EXERCISE: Begin with the first line below and retype each line exactly through the line containing "const points = displacement.map((d, i)". Any pictures are to be left out.

-------- DATA FOR PROCESSING --------

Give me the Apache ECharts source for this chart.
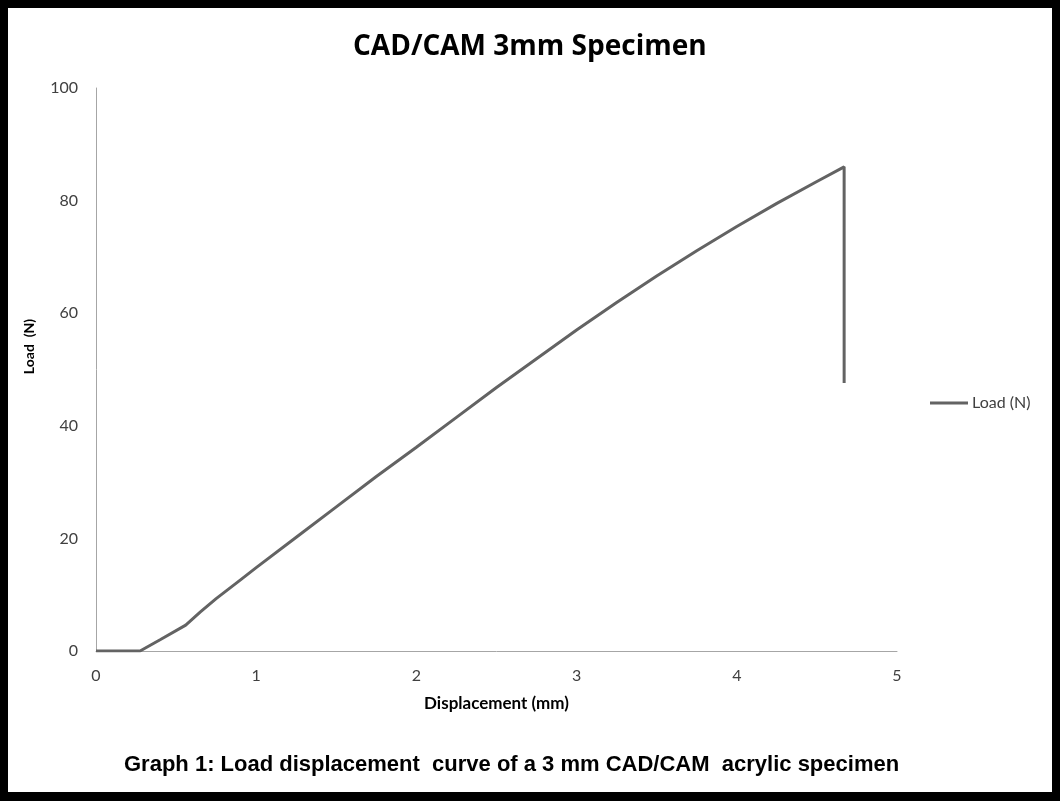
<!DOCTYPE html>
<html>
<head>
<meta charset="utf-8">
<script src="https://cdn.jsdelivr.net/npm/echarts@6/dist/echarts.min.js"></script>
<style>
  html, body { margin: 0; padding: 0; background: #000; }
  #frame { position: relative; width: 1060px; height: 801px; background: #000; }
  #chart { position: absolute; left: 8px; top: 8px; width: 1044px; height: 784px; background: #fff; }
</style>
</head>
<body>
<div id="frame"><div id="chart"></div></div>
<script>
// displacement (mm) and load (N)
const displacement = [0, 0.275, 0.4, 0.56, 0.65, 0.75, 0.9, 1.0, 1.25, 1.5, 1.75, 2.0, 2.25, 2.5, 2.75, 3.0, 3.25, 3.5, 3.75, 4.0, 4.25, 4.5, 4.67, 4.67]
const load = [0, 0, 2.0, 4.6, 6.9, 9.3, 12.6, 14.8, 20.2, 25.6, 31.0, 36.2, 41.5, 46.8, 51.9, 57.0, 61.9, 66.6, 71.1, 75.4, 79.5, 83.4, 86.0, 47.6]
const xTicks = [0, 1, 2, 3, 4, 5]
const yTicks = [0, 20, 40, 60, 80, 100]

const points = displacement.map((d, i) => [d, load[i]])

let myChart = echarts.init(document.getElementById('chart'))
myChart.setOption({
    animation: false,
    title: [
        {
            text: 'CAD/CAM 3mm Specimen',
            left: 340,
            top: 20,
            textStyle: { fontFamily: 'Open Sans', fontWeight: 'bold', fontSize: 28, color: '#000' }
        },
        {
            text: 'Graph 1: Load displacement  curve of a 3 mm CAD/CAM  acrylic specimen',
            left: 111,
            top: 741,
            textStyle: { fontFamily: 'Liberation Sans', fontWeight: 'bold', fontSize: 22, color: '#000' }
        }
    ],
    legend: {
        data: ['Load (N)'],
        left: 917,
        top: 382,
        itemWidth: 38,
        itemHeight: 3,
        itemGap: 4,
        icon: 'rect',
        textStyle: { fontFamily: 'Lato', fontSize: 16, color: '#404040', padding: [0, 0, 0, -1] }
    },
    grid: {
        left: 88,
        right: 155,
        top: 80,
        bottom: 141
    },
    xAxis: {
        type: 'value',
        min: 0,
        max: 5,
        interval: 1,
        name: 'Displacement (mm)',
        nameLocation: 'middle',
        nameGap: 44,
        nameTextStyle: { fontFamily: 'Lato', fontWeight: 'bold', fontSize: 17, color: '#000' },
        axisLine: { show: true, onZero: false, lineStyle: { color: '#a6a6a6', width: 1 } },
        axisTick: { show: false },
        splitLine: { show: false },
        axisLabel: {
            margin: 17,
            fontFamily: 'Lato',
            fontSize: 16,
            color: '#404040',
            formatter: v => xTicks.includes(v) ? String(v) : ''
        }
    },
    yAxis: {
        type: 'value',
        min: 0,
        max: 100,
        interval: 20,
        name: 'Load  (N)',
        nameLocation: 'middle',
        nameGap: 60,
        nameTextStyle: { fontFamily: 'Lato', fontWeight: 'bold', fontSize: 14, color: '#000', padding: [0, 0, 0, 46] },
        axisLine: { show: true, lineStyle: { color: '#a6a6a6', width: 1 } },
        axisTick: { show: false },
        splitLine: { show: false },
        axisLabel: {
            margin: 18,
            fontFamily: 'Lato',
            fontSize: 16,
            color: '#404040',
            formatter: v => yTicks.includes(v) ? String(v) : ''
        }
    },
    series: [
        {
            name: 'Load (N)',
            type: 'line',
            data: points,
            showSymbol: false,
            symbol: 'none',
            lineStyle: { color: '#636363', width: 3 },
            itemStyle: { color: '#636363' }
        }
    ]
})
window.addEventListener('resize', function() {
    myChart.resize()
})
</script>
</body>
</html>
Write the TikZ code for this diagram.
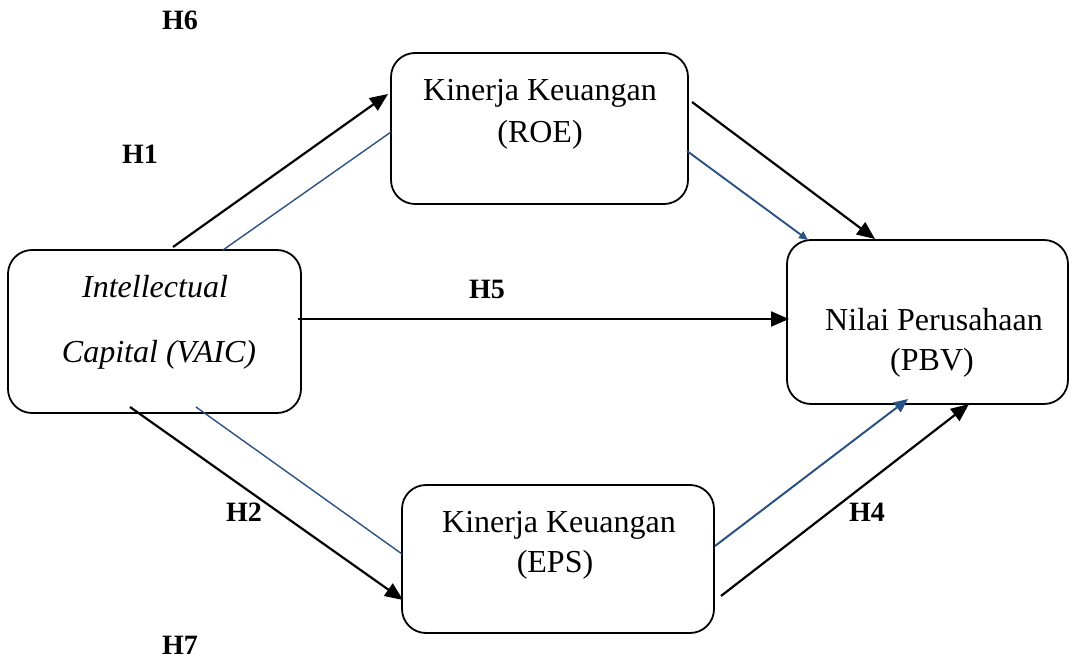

--------

RESULT BELOW:
Give me the Apache ECharts source for this chart.
<!DOCTYPE html>
<html>
<head>
<meta charset="utf-8">
<script src="https://cdn.jsdelivr.net/npm/echarts@6/dist/echarts.min.js"></script>
<style>
  html, body { margin: 0; padding: 0; background: #000; }
  #frame { position: relative; width: 1060px; height: 801px; background: #000; }
  #chart { position: absolute; left: 8px; top: 8px; width: 1044px; height: 784px; background: #fff; }
</style>
</head>
<body>
<div id="frame"><div id="chart"></div></div>
<script>
// displacement (mm) and load (N)
const displacement = [0, 0.275, 0.4, 0.56, 0.65, 0.75, 0.9, 1.0, 1.25, 1.5, 1.75, 2.0, 2.25, 2.5, 2.75, 3.0, 3.25, 3.5, 3.75, 4.0, 4.25, 4.5, 4.67, 4.67]
const load = [0, 0, 2.0, 4.6, 6.9, 9.3, 12.6, 14.8, 20.2, 25.6, 31.0, 36.2, 41.5, 46.8, 51.9, 57.0, 61.9, 66.6, 71.1, 75.4, 79.5, 83.4, 86.0, 47.6]
const xTicks = [0, 1, 2, 3, 4, 5]
const yTicks = [0, 20, 40, 60, 80, 100]

const points = displacement.map((d, i) => [d, load[i]])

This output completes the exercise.